Il sistema mimetico: la frattura tra l’uomo e la realtà
di Carolina Niglio
Il confine tra realtà e finzione è sempre fragile ai nostri occhi. Quante idee, supposizioni e credenze diverse avete incontrato durante la vostra vita e il vostro studio? La realtà assume sempre, come sappiamo, una forma diversa in base alla prospettiva dalla quale si osserva. Il nostro modo di sopravvivere all’irrisolutezza della questione è detto Sistema mimetico: ci dà, da un lato, modo di colmare la rottura che sentiamo tra noi e la realtà, e dall’altro di sopravvivere alla nostra paura della mortalità. Con grande capacità riassuntiva, Coleridge ci dice in realtà che esistono due principali punti di vista a cui possiamo aggrapparci: «Tutti gli uomini nascono aristotelici o platonici, cioè razionali o irrazionali: le opinioni e le interpretazioni difficilmente interesseranno i primi, i fatti e le dimostrazioni non convinceranno mai i secondi.»
Immaginate dei prigionieri, incatenati, fin dalla nascita, costretti col volto a guardare nel profondo buio di una caverna. Ma, alle loro spalle, c’è un muro ad altezza uomo, sopra cui passa della luce che proietta, nel fondo della caverna, delle ombre. I prigionieri, non avendo conoscenza del mondo esterno, sono convinti che quelle ombre siano la realtà. Quando, poi, uno dei prigionieri riesce a liberarsi e, dunque, a voltarsi, realizzerà che le ombre che aveva sempre visto proiettate erano meno reali delle statuette che vede in quel momento. Una volta sorpassato il muro, ed uscito dalla caverna, sarà accecato dal sole, in prima istanza, e poi finalmente capirà: la realtà non era mai stata l’ombra, o la statuetta, perché si rende conto che esiste una realtà ancora più grande, rappresentata nel mito dal sole, ma che sta per il mondo dell’iperuranio, topos del pensiero platonico.
La poesia, infatti, era considerata in modo negativo da Platone: essa era una semplice imitazione di un’imitazione: la realtà della forma e non della copia, da cui nasciamo, non la raggiungiamo mai durante la nostra vita.
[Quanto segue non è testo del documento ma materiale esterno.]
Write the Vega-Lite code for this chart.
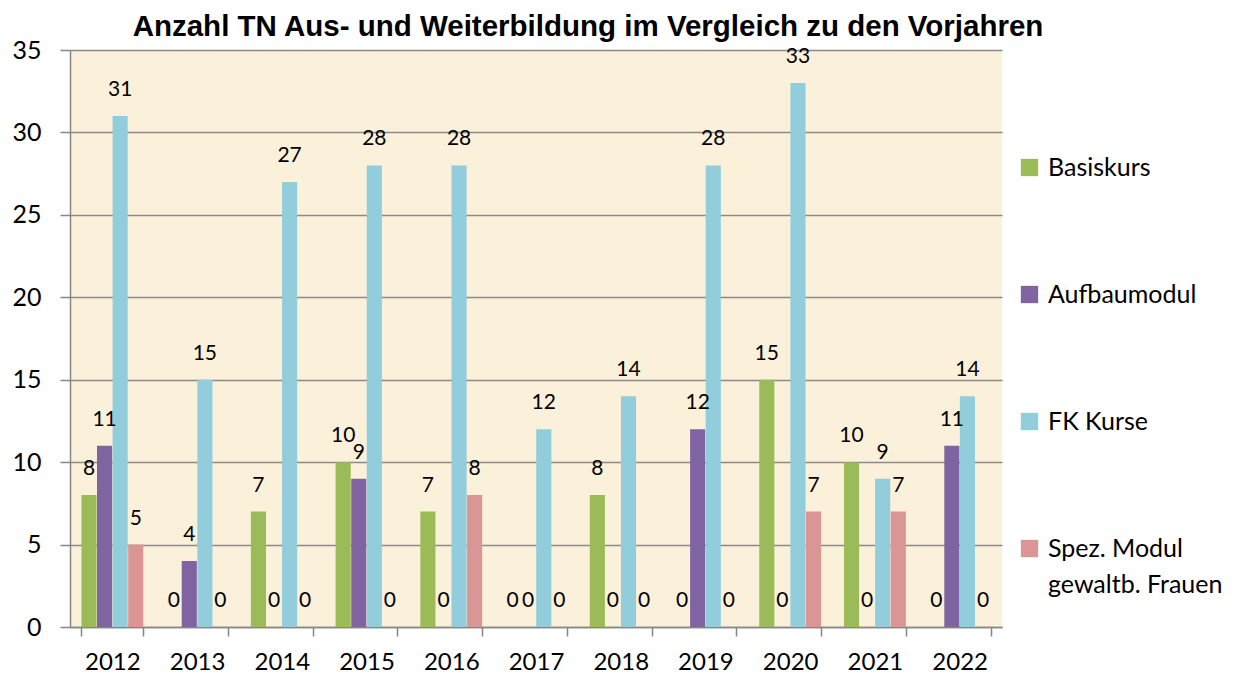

Proprio qui, si nota la differenza tra i due pensieri citati: Aristotele era convinto che la poesia, in quanto rappresentazione della realtà che tocchiamo e, per questo, veritiera, era come ogni arte e attività, un’imitazione della natura che produce conoscenza dell’universale. Sia il mito di Platone, che esprime la sua concezione della realtà, sia quella di Aristotele, sono semplicemente degli esempi di sistemi mimetici con cui l’uomo si spiega la sua essenza mortale e cerca di ridurre il divario tra sé e la realtà stessa. Tanti altri esempi si potrebbero fare, come il velo di Maya di Schopenhauer o “La condizione umana” di Magritte.
La continua opposizione fra questi pensieri ci sembra irrisolvibile, e la frattura provata dall’uomo nell’impossibilità di comprendere la realtà così com’è (il famoso noumeno di Kant) si avvicina a un sentimento dell’Assurdo. Questo sentimento può essere ritrovato in tante opere moderne, come in Pirandello, Kafka e Camus: alla base un malinteso causato dalla discrepanza tra singolo e realtà esterna.
Vitangelo Moscarda, protagonista di Uno, nessuno e centomila, è un uomo che vive nella menzogna, ma è introspettivo e si rende conto che l’immagine di sé non è la stessa che gli altri hanno di lui, mentre la Metamorfosi gira intorno all’effetto di straniamento vissuto dal protagonista.
Ma l’autore dell’Assurdo è Camus, il quale pone l’uomo in situazioni marginali, dove il sentimento si presenta con forza maggiore: l’uomo perde totalmente i riferimenti della realtà, la sua esistenza e le sue credenze sembrano abitudini senza senso e questo dubbio si trasforma in una frattura profonda che non si riesce a colmare: assurda, appunto. Il sistema mimetico è stato sconfitto dall’Assurdo che, in modo inaspettato, si insinua nella nostra “normalità”: «Esso può essere fatto risalire all’atto della nascita; in alcune situazioni, il rispondere “niente” a una domanda circa i nostri pensieri, può essere una finta. Ma se questa risposta è sincera, e si presenta quello stato d’animo in cui il vuoto diventa eloquente, in cui la catena dei gesti quotidiani viene interrotta, quello è il primo segno dell’assurdo.»